Dealing with the narcissist in your life is difficult for many reasons – but the most difficult is not one that you would expect.
Most of us simply don’t know when we’re faced with a narcissist or when people we know intimately display signs of narcissism. We want to think that our close circle has our best intentions at heart, but unfortunately that’s a false assumption.
In order to deal with narcissists, it’s of utmost important to understand them so you can confiscate their ammunition and beat them.
What is a narcissist?
The most common definition of a narcissist is someone who is extremely self-absorbed and selfish.
However, that definition is the source of many misunderstandings that prevent us from seeing the emotional manipulator before us.
The more pertinent definition is the characterization of narcissistic personality disorder (NPD) offered by the Mayo Clinic:
Narcissistic personality disorder is a mental disorder in which people have an inflated sense of their own importance, a deep need for admiration and a lack of empathy for others. But behind this mask of ultraconfidence lies a fragile self-esteem that's vulnerable to the slightest criticism.
This description might hit a little closer to home.
The narcissist puts their need for validation and protection of their ego above all else – including their significant other. They’ll do anything to feel good about themselves.
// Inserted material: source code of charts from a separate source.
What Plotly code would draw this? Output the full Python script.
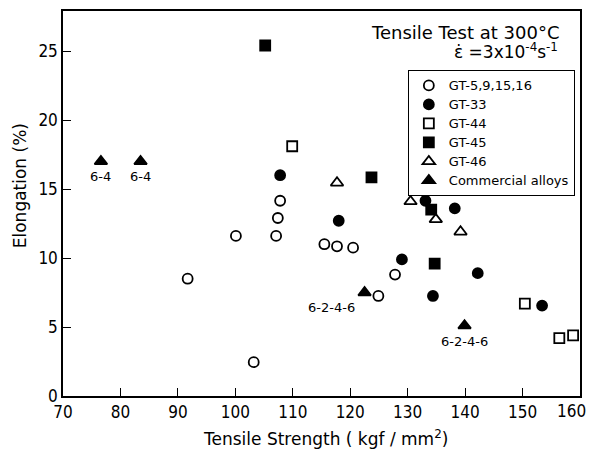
import plotly.graph_objects as go

# GT-5,9,15,16 (open circles)
gt5_x = [91.7, 100.1, 103.2, 107.1, 107.4, 107.8, 115.5, 117.7, 120.5, 127.8, 124.9]
gt5_y = [8.5, 11.6, 2.45, 11.6, 12.9, 14.15, 11.0, 10.85, 10.75, 8.8, 7.25]
# GT-33 (filled circles)
gt33_x = [107.8, 118.0, 129.0, 133.1, 138.2, 134.4, 142.2, 153.4]
gt33_y = [16.0, 12.7, 9.9, 14.15, 13.6, 7.25, 8.9, 6.55]
# GT-44 (open squares)
gt44_x = [109.9, 150.4, 156.4, 158.8]
gt44_y = [18.1, 6.7, 4.2, 4.4]
# GT-45 (filled squares)
gt45_x = [105.2, 123.7, 134.1, 134.7]
gt45_y = [25.4, 15.85, 13.5, 9.6]
# GT-46 (open triangles)
gt46_x = [117.7, 130.5, 134.9, 139.2]
gt46_y = [15.45, 14.1, 12.8, 11.9]
# Commercial alloys (filled triangles)
com_x = [76.6, 83.5, 122.5, 139.9]
com_y = [17.0, 17.0, 7.5, 5.1]
com_labels = ["6-4", "6-4", "6-2-4-6", "6-2-4-6"]

x_ticks = [70, 80, 90, 100, 110, 120, 130, 140, 150, 160]
x_ticktext = ["70", "80", "90", "100", "110", "120", "130", "140", "150", ""]
last_x_label = "160"
y_ticks = [0, 5, 10, 15, 20, 25]

FONT = "DejaVu Sans"
TICKFONT = "DejaVu Sans Condensed, DejaVu Sans"
fig = go.Figure()

def add(name, xs, ys, symbol, size):
    fig.add_trace(go.Scatter(
        x=xs, y=ys, mode="markers",
        name='<span style="font-size:13px">' + name + '</span>',
        marker=dict(symbol=symbol, size=size, color="black",
                    line=dict(color="black", width=1.8)),
    ))

add("GT-5,9,15,16", gt5_x, gt5_y, "circle-open", 10)
add("GT-33", gt33_x, gt33_y, "circle", 10)
add("GT-44", gt44_x, gt44_y, "square-open", 10)
add("GT-45", gt45_x, gt45_y, "square", 10)
add("GT-46", gt46_x, gt46_y, "triangle-up-open", 11)
add("Commercial alloys", com_x, com_y, "triangle-up", 11)

shifts = [(0, -15), (0, -15), (-33, -15), (0, -16)]
for xv, yv, lab, (dx, dy) in zip(com_x, com_y, com_labels, shifts):
    fig.add_annotation(x=xv, y=yv, text=lab, showarrow=False,
                       xshift=dx, yshift=dy,
                       font=dict(family=FONT, size=13, color="black"))

# last x tick label, kept inside the visible page edge
fig.add_annotation(x=x_ticks[-1], y=y_ticks[0], text=last_x_label,
                   showarrow=False, xanchor="right", yanchor="middle",
                   xshift=8, yshift=-15,
                   font=dict(family=TICKFONT, size=17, color="black"))

fig.add_annotation(xref="paper", yref="paper", x=0.965, y=0.945,
                   xanchor="right", yanchor="middle", showarrow=False,
                   text="Tensile Test at 300°C",
                   font=dict(family=FONT, size=18, color="black"))
fig.add_annotation(xref="paper", yref="paper", x=0.962, y=0.895,
                   xanchor="right", yanchor="middle", showarrow=False,
                   text="ε̇ =3x10<sup>-4</sup>s<sup>-1</sup>",
                   font=dict(family=FONT, size=17, color="black"))

# axis titles
fig.add_annotation(xref="paper", yref="paper", x=0.508, y=-0.109,
                   xanchor="center", yanchor="middle", showarrow=False,
                   text="Tensile Strength ( kgf / mm<sup>2</sup>)",
                   font=dict(family=FONT, size=17, color="black"))
fig.add_annotation(xref="paper", yref="paper", x=-0.083, y=0.545,
                   xanchor="center", yanchor="middle", showarrow=False,
                   textangle=-90, text="Elongation (%)",
                   font=dict(family=FONT, size=17, color="black"))

axis_common = dict(showline=True, linecolor="black", linewidth=1.5,
                   mirror=True, ticks="inside", ticklen=8, tickwidth=1.2,
                   tickcolor="black", showgrid=False, zeroline=False,
                   automargin=False,
                   tickfont=dict(family=TICKFONT, size=17, color="black"))

fig.update_xaxes(range=[70, 160], tickvals=x_ticks, ticktext=x_ticktext,
                 **axis_common)
fig.update_yaxes(range=[0, 27.9], tickvals=y_ticks, **axis_common)

# the page body adds an 8px offset, so the figure is sized to fit the window
fig.update_layout(
    width=588, height=441,
    margin=dict(l=55, r=16, t=3, b=53),
    paper_bgcolor="white", plot_bgcolor="white",
    showlegend=True,
    legend=dict(x=0.667, y=0.847, xanchor="left", yanchor="top",
                bordercolor="black", borderwidth=1, bgcolor="white",
                font=dict(family=FONT, size=12, color="black"),
                tracegroupgap=0, itemwidth=30),
)

fig.write_html("out.html")
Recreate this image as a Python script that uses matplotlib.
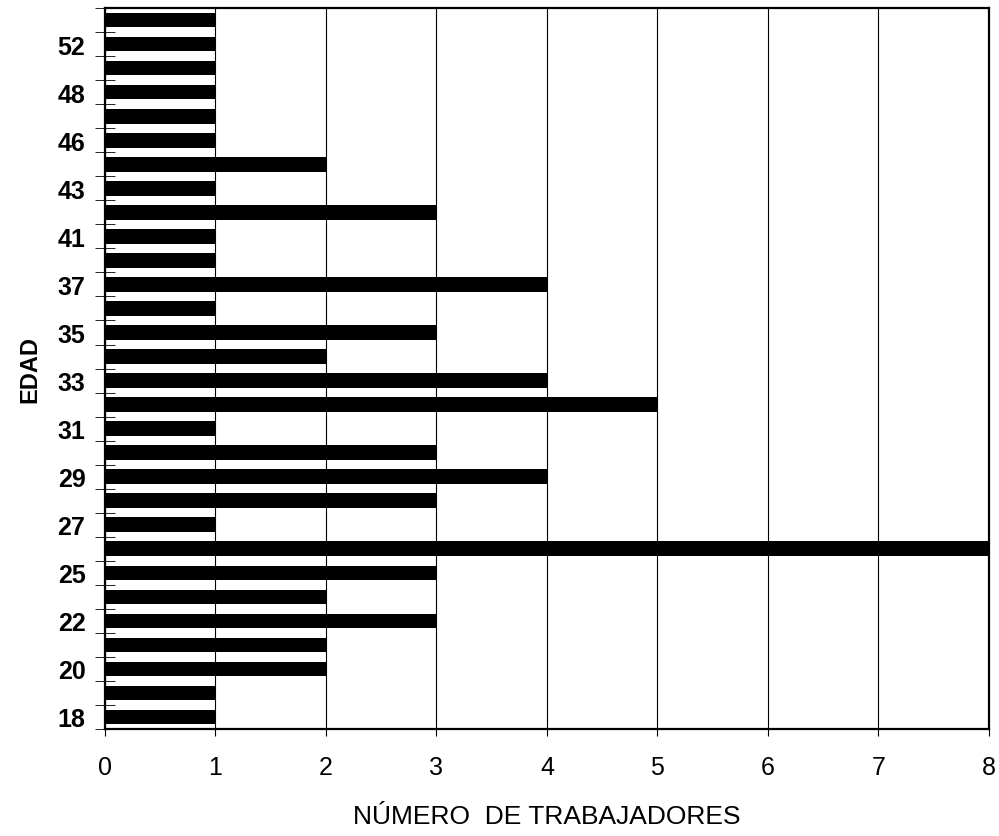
import matplotlib
matplotlib.use('Agg')
from matplotlib import pyplot as plt
from matplotlib.ticker import FixedLocator

# edades (algunas etiquetas no se ven en el original, se suponen)
edades = [18, 19, 20, 21, 22, 23, 25, 26, 27, 28, 29, 30, 31, 32, 33,
          34, 35, 36, 37, 39, 41, 42, 43, 44, 46, 47, 48, 50, 52, 53]
trabajadores = [1, 1, 2, 2, 3, 2, 3, 8, 1, 3, 4, 3, 1, 5, 4,
                2, 3, 1, 4, 1, 1, 3, 1, 2, 1, 1, 1, 1, 1, 1]
x_ticks = [0, 1, 2, 3, 4, 5, 6, 7, 8]

plt.rcParams['font.family'] = ['Liberation Sans', 'DejaVu Sans']

fig = plt.figure(figsize=(9.99, 8.37), dpi=100)
ax = fig.add_axes([0.105, 0.128, 0.885, 0.861])

pos = list(range(len(edades)))
ax.barh(pos, trabajadores, height=0.6, color='black', zorder=3)

ax.set_xlim(0, 8)
ax.set_ylim(-0.5, len(edades) - 0.5)
ax.set_xticks(x_ticks)
ax.xaxis.grid(True, color='black', linewidth=0.8, zorder=1)
ax.tick_params(axis='x', direction='out', length=5, labelsize=18, pad=14)

# etiquetas cada dos categorias
ax.set_yticks(pos[::2])
ax.set_yticklabels([str(e) for e in edades[::2]], fontweight='bold', fontsize=18)
ax.tick_params(axis='y', which='major', length=0, pad=14)
ax.yaxis.set_minor_locator(FixedLocator([p - 0.5 for p in pos] + [len(edades) - 0.5]))
ax.tick_params(axis='y', which='minor', direction='inout', length=14)

for s in ax.spines.values():
    s.set_linewidth(1.6)

ax.set_xlabel('NÚMERO  DE TRABAJADORES', fontsize=19, labelpad=18)
ax.set_ylabel('EDAD', fontsize=17, fontweight='bold', labelpad=12)

fig.savefig('out.png', dpi=100)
In fact, for most narcissists, feeling good about themselves is the actual purpose of having a relationship. They use their partner to boost their own self-esteem and confidence through whatever means possible – with little regard for how their partner feels about it.
Frequently, this means controlling or using you in whatever way they can, and manipulating your emotions to make them feel superior and intelligent.
It’s important to remember all of their acts are a result of how negatively they feel about themselves, although they might not understand that on a conscious level.
They will take advantage of you, manipulate you, and show extreme arrogance in an attempt to prove to themselves and others that they are who they believe themselves to be.
They are like bullies who protect themselves through aggression, power, and control. If the narcissist had to choose between averting a small threat to them and inflicting massive pain to you, they would choose the latter without even thinking.
Narcissists view the world through a “me first, me second, you never” lens, and to view them otherwise will just create more heartache for you.
- You will never be seen as a priority or equal to them.
- You will never feel in control with them or like you matter.
- You will never feel like they understand you because they simply don’t care to.
You will never win because the narcissist has been defending himself (or herself) for years and is an expert at using defense mechanisms and rationalizations.
Their power comes from the fact that you are a normal person with normal feelings, while they are trying to compensate for one major shortcoming, imaginary or not. They do not understand how normal human relationships function, and they are not with you for normal reasons.